The citation reads as follows:
Catholic higher education depends more than ever on the energy and vision of faculty who find imaginative, compelling ways to engage Catholic intellectual and spiritual traditions in the classroom and in their scholarship. Collegium, a consortium of 65 Catholic colleges and universities, was founded to encourage faculty in such creative endeavors.
Karsonya Wise Whitehead, the recipient of the 2019 Collegium Visionary Award, embodies the Collegium ideal and pushes it forward in important and creative ways. Through scholarship, teaching, and mentorship she has enriched the lives of her students, colleagues, and Collegium colloquy participants.
Dr. Whitehead—“Dr. Kaye” to her many radio listeners, “Kaye” to her many friends—participated in Collegium as a Faculty Fellow in 2012, and served as a mentor in 2016 and 2018 and as a panelist at the Pause at 25 conference in 2017. Five faculty who engaged with her at those events stepped forward to nominate her for this award. They cited her “passion,” “boldness,” “energy” and commitment to the kind of intellectual life that serves the marginalized, particularly those marginalized by virtue of race. As one nominee summed it up, the award described just who she is: “a visionary.”
They wrote that she embodies “the values of solidarity, humility, and radical love that informs the humanistic vision that undergirds the Catholic intellectual tradition, Catholic Social Teaching, and Collegium.” Kaye brings the wisdom and strength of the Black Church she was raised in, and to which she and her husband Johnnie remain committed today, into conversation with the Catholic, Jesuit tradition of Loyola University Maryland in fruitful and energizing ways.
All five nominees spoke about Kaye’s capacity to inspire. One alumnus recalled that he started a conversation with her convinced that any effort to model the sacramental imagination in his history course was a “ridiculous” risk for an untenured faculty member. Kaye talked about how she did so in her classes. Her “gracious wisdom,” he wrote, enabled him to get over his pre-tenure “silence… and self censorship” and gave him the courage to take risks that lived up to his students’ needs.
Kaye is a dedicated public intellectual who reflects deeply and continually on the relationship between scholarship and activism. She has a passion for justice, a justice that always seems driven most of all by love. Her commitment to make Baltimore a more just place is manifest in her recent effort to document life in hypersegregated Black neighborhoods, in award-winning curricula and lesson plans for K-12 teachers, in Op-Ed columns, as a speaker at Baltimore March for Our Lives, and as a “Best of Baltimore” radio host on “Today with Dr. Kaye.”

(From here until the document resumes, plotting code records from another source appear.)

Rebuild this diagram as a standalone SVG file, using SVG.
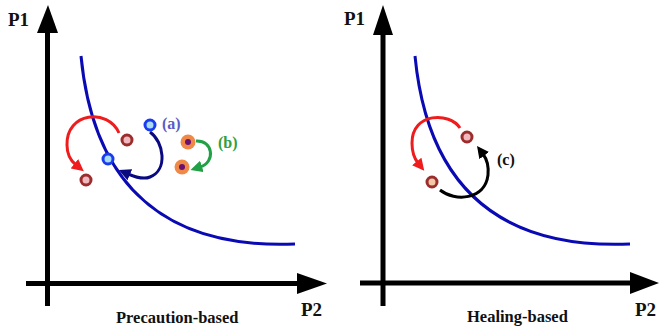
<svg xmlns="http://www.w3.org/2000/svg" width="660" height="331" viewBox="0 0 660 331">
<style>
.axis{stroke:#000;stroke-width:5;fill:none}
.head{fill:#000}
.curve{stroke:#0a0ab4;stroke-width:3;fill:none}
.lbl{font-family:"Liberation Serif","Times New Roman",serif;font-weight:bold;fill:#111}
.ax{font-size:19px}
.cap{font-size:16.5px}
.tag{font-size:16px}
.maroon{stroke:#9c2d2d;stroke-width:3}
.arc{fill:none;stroke-width:3}
</style>
<defs>
<marker id="mRed" viewBox="0 0 12 12" refX="2" refY="6" markerWidth="12" markerHeight="12" markerUnits="userSpaceOnUse" orient="auto"><path d="M0,0 L12,6 L0,12 z" fill="#ee1c1c"/></marker>
<marker id="mNavy" viewBox="0 0 12 12" refX="2" refY="6" markerWidth="12" markerHeight="12" markerUnits="userSpaceOnUse" orient="auto"><path d="M0,0 L12,6 L0,12 z" fill="#0a0a80"/></marker>
<marker id="mGreen" viewBox="0 0 12 12" refX="2" refY="6" markerWidth="12" markerHeight="12" markerUnits="userSpaceOnUse" orient="auto"><path d="M0,0 L12,6 L0,12 z" fill="#22a045"/></marker>
<marker id="mBlack" viewBox="0 0 12 12" refX="2" refY="6" markerWidth="12" markerHeight="12" markerUnits="userSpaceOnUse" orient="auto"><path d="M0,0 L12,6 L0,12 z" fill="#000"/></marker>
</defs>
<rect width="660" height="331" fill="#fff"/>

<g id="left-axes">
<line class="axis" x1="47.5" y1="30" x2="47.5" y2="306"/>
<polygon class="head" points="48,5 37,33 58,33"/>
<line class="axis" x1="26" y1="283.5" x2="300" y2="283.5"/>
<polygon class="head" points="327,283.5 297,273 297,294"/>
<text class="lbl ax" x="8" y="26">P1</text>
<text class="lbl ax" x="301" y="316">P2</text>
<text class="lbl cap" x="116" y="323">Precaution-based</text>
</g>

<g id="right-axes">
<line class="axis" x1="383" y1="30" x2="383" y2="306"/>
<polygon class="head" points="383,5 373,35 393,35"/>
<line class="axis" x1="360" y1="283" x2="633" y2="283"/>
<polygon class="head" points="659,283 630,272 630,294"/>
<text class="lbl ax" x="344" y="25">P1</text>
<text class="lbl ax" x="635" y="316">P2</text>
<text class="lbl cap" x="467" y="322">Healing-based</text>
</g>

<g id="curves">
<path class="curve" d="M81,56 C92,170 150,250 295,244"/>
<path class="curve" d="M415,56 C426,170 484,250 630,244"/>
</g>

<g id="connectors">
<path class="arc" stroke="#ee1c1c" marker-end="url(#mRed)" d="M119,133 C108,108 66,112 67,145 C67,155 71,161 76,165"/>
<path class="arc" stroke="#0a0a80" marker-end="url(#mNavy)" d="M150,132 C164,142 168,170 150,177 C143,180 135,177 128,174"/>
<path class="arc" stroke="#22a045" marker-end="url(#mGreen)" d="M196,141 C213,140 216,162 200,167"/>
<path class="arc" stroke="#ee1c1c" marker-end="url(#mRed)" d="M460,128 C450,112 412,112 412,143 C412,152 414,158 418,163"/>
<path class="arc" stroke="#000" marker-end="url(#mBlack)" d="M440,190 C455,202 485,200 488,175 C489,165 486,158 483,154"/>
</g>

<g id="node-a-start"><circle cx="150" cy="125" r="5" fill="#a8dcf0" stroke="#1a3cf0" stroke-width="3"/></g>
<g id="node-a-end"><circle cx="108" cy="159" r="5" fill="#a8dcf0" stroke="#1a3cf0" stroke-width="3"/></g>
<g id="label-a"><text class="lbl tag" x="162" y="129" style="fill:#5a5ac8">(a)</text></g>
<g id="node-red-start"><circle class="maroon" cx="127" cy="140" r="5" fill="#f2b8c0"/></g>
<g id="node-red-end"><circle class="maroon" cx="86" cy="180" r="5" fill="#f2b8c0"/></g>
<g id="node-b-start"><circle cx="188" cy="142" r="7.5" fill="#f08848"/><circle cx="188" cy="142" r="3" fill="#6a1070"/></g>
<g id="node-b-end"><circle cx="182" cy="167" r="7.5" fill="#f08848"/><circle cx="182" cy="167" r="3" fill="#6a1070"/></g>
<g id="label-b"><text class="lbl tag" x="218" y="148" style="fill:#30a040">(b)</text></g>

<g id="node-c-start"><circle class="maroon" cx="467" cy="137" r="5" fill="#f2b8c0"/></g>
<g id="node-c-end"><circle class="maroon" cx="432" cy="182" r="5" fill="#f4c8a4"/></g>
<g id="label-c"><text class="lbl tag" x="497" y="165">(c)</text></g>
</svg>
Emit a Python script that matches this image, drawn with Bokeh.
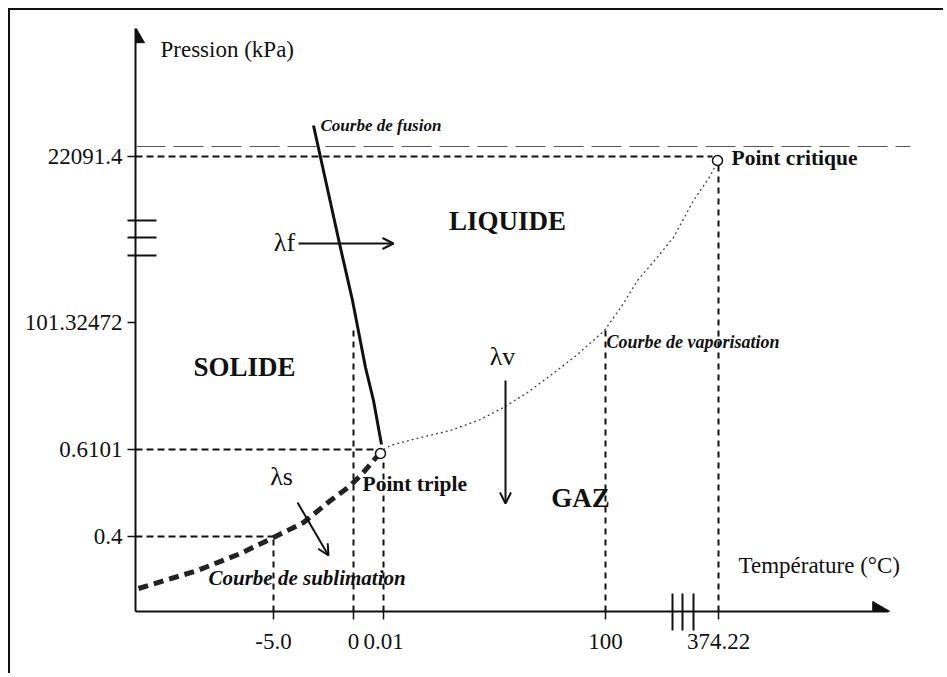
from bokeh.plotting import figure
from bokeh.models import Range1d, FixedTicker, Span, Arrow, OpenHead, ColumnDataSource, Label
from bokeh.core.properties import value
from bokeh.embed import file_html
from bokeh.resources import INLINE
import numpy as np

# ---- schematic diagram units (the chart is not to scale) ----
X_AXIS_END = 753
X_VIEW_END = 775
Y_MAX = 583

# axis ticks: real values shown as labels at their schematic positions
T_TICK_LABELS = ["-5.0", "0", "0.01", "100", "374.22"]
T_TICK_POS = [138, 218, 248, 470, 583]
P_TICK_LABELS = ["0.4", "0.6101", "101.32472", "22091.4"]
P_TICK_POS = [75, 162, 289, 455]

# axis break marks (drawn as minor ticks)
XBREAK_X = [537, 547, 558]
YBREAK_Y = [391, 374, 356]

# phase boundaries (schematic coordinates)
SUB_X = [3, 62, 105, 138, 168, 195, 215, 227, 244]
SUB_Y = [23, 41, 58, 74, 89, 111, 126, 138, 158]
FUS_X = [178, 204, 217, 230, 238, 246]
FUS_Y = [486, 368, 311, 244, 211, 167]
VAP_X = [248, 255, 285, 315, 345, 368, 392, 415, 442, 469, 486, 502, 520, 538, 558, 575, 581]
VAP_Y = [162, 166, 174, 181, 192, 204, 219, 236, 257, 281, 305, 331, 352, 374, 411, 436, 448]

# special points
POINT_NAMES = ["Point triple", "Point critique"]
POINT_X = [245, 582]
POINT_Y = [158, 451]

# guide lines to the axes
GUIDE_H_Y = [455, 162, 75]
GUIDE_H_X1 = [577, 240, 138]
GUIDE_V_X = [138, 218, 248, 470, 583]
GUIDE_V_Y1 = [75, 281, 156, 281, 446]

# text annotations
REGION_LABELS = ["LIQUIDE", "SOLIDE", "GAZ"]
REGION_X = [372, 109, 445]
REGION_Y = [391, 245, 114]

CURVE_LABELS = ["Courbe de fusion", "Courbe de vaporisation", "Courbe de sublimation"]
CURVE_LABEL_X = [185, 471, 73]
CURVE_LABEL_Y = [486, 270, 34]
CURVE_LABEL_SIZE = ["17px", "18px", "21px"]

POINT_LABEL_X = [227, 596]
POINT_LABEL_Y = [128, 454]

LAMBDA_LABELS = ["λf", "λv", "λs"]
LAMBDA_X = [149, 367, 146]
LAMBDA_Y = [369, 255, 135]
LAMBDA_X0 = [163, 370, 162]
LAMBDA_Y0 = [368, 231, 109]
LAMBDA_X1 = [258, 370, 193]
LAMBDA_Y1 = [368, 108, 56]

FONT = "Liberation Serif"

p = figure(width=935, height=665,
           x_range=Range1d(0, X_VIEW_END), y_range=Range1d(0, Y_MAX),
           output_backend="svg", toolbar_location=None,
           min_border_left=125, min_border_right=35,
           min_border_top=18, min_border_bottom=64,
           outline_line_color=None,
           styles={"margin-left": "8px", "margin-top": "8px",
                   "border-left": "2px solid #111", "border-top": "2px solid #111"})

p.xgrid.visible = False
p.ygrid.visible = False

for ax in (p.xaxis[0], p.yaxis[0]):
    ax.axis_line_width = 2
    ax.axis_line_color = "#111"
    ax.major_tick_in = 0
    ax.major_tick_out = 8
    ax.major_tick_line_width = 1.5
    ax.major_tick_line_color = "#111"
    ax.minor_tick_line_color = "#111"
    ax.minor_tick_line_width = 2
    ax.major_label_text_font = FONT
    ax.major_label_text_font_size = "23px"
    ax.major_label_text_color = "#111"

p.xaxis.bounds = (0, X_AXIS_END)
p.xaxis.ticker = FixedTicker(ticks=T_TICK_POS, minor_ticks=XBREAK_X)
p.xaxis.minor_tick_in = 18
p.xaxis.minor_tick_out = 19
p.xaxis.major_label_overrides = {pos: lab for pos, lab in zip(T_TICK_POS, T_TICK_LABELS)}
p.xaxis.major_label_standoff = 3
p.yaxis.ticker = FixedTicker(ticks=P_TICK_POS, minor_ticks=YBREAK_Y)
p.yaxis.minor_tick_in = 21
p.yaxis.minor_tick_out = 8
p.yaxis.major_label_overrides = {pos: lab for pos, lab in zip(P_TICK_POS, P_TICK_LABELS)}
p.yaxis.major_label_standoff = 5

# scan fold artifact
p.add_layout(Span(location=465, dimension="width", line_color="#555",
                  line_width=1.2, line_dash="30 8"))

# guide dashed lines
p.segment(x0=[0] * len(GUIDE_H_Y), y0=GUIDE_H_Y, x1=GUIDE_H_X1, y1=GUIDE_H_Y,
          line_color="#111", line_width=2, line_dash="7 4")
p.segment(x0=GUIDE_V_X, y0=[0] * len(GUIDE_V_X), x1=GUIDE_V_X, y1=GUIDE_V_Y1,
          line_color="#111", line_width=2, line_dash="6 5")

# phase curves
p.line(SUB_X, SUB_Y, line_color="#222", line_width=5, line_dash="10 6")
p.line(FUS_X, FUS_Y, line_color="#111", line_width=3)
p.line(VAP_X, VAP_Y, line_color="#444", line_width=1.3, line_dash="2 3")

# special points
p.scatter(POINT_X, POINT_Y, size=10, marker="circle", fill_color="white",
          line_color="#111", line_width=1.5)

# axis arrow heads
p.scatter([X_AXIS_END - 10], [0], marker="triangle", size=20, angle=-np.pi / 2,
          fill_color="#111", line_color="#111")
p.scatter([0], [Y_MAX - 9], marker="triangle", size=18,
          fill_color="#111", line_color="#111")

# lambda arrows
arr_src = ColumnDataSource(dict(x0=LAMBDA_X0, y0=LAMBDA_Y0, x1=LAMBDA_X1, y1=LAMBDA_Y1))
p.add_layout(Arrow(source=arr_src, x_start="x0", y_start="y0", x_end="x1", y_end="y1",
                   line_color="#111", line_width=2,
                   end=OpenHead(size=11, line_color="#111", line_width=2)))

# texts
p.text(x=REGION_X, y=REGION_Y, text=REGION_LABELS, text_font=value(FONT),
       text_font_size=value("27px"), text_font_style="bold", text_color="#111",
       text_align="center", text_baseline="middle")
p.text(x=CURVE_LABEL_X, y=CURVE_LABEL_Y, text=CURVE_LABELS, text_font=value(FONT),
       text_font_size=CURVE_LABEL_SIZE, text_font_style="bold italic", text_color="#111",
       text_align="left", text_baseline="middle")
p.text(x=POINT_LABEL_X, y=POINT_LABEL_Y, text=POINT_NAMES, text_font=value(FONT),
       text_font_size=value("21.5px"), text_font_style="bold", text_color="#111",
       text_align="left", text_baseline="middle")
p.text(x=LAMBDA_X, y=LAMBDA_Y, text=LAMBDA_LABELS, text_font=value(FONT),
       text_font_size=value("26px"), text_color="#111",
       text_align="center", text_baseline="middle")

p.add_layout(Label(x=25, y=562, text="Pression (kPa)", text_font=FONT,
                   text_font_size="23px", text_color="#111", text_baseline="middle"))
p.add_layout(Label(x=603, y=46, text="Température (°C)", text_font=FONT,
                   text_font_size="23px", text_color="#111", text_baseline="middle"))

open("out.html", "w").write(file_html(p, INLINE))
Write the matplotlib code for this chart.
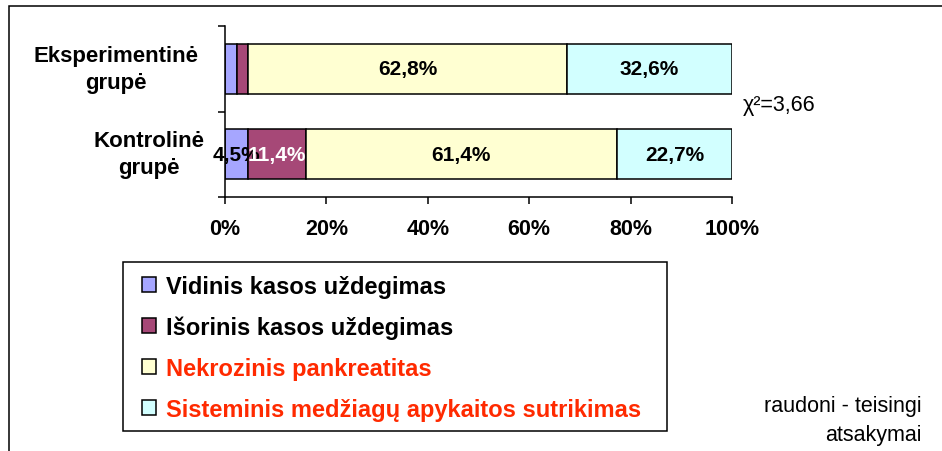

In addition to her role as a faculty member in the Department of Communications, Kaye teaches in the African and African American Studies Program and is Founding Executive Director of The Emilie Frances Davis Center for Education, Research, and Culture. She is author of the multi-award-winning Notes from a Colored Girl: the Civil War Pocket Diaries of Emilie Frances Davis; Letters to My Black Sons: Raising Boys in a Post Racial America; and RaceBrave, a collection that showcases, among other things, her talent as a poet. Poetry, she writes, saved her life, and she uses it as a medium to call attention to the senseless suffering of Eric Garner, Tamir Rice, Freddie Grey, Sandra Bland, and so many others. She is a blessing to others and an exemplar of the prophetic imagination, grounded in love, hope and new possibility.
Collegium is much richer because of Kaye Whitehead’s commitment to its work. In recognition of the dedication she brings to teaching, scholarship, mentorship and public service, we are proud to present the 2019 Visionary Award to Karsonya Wise Whitehead.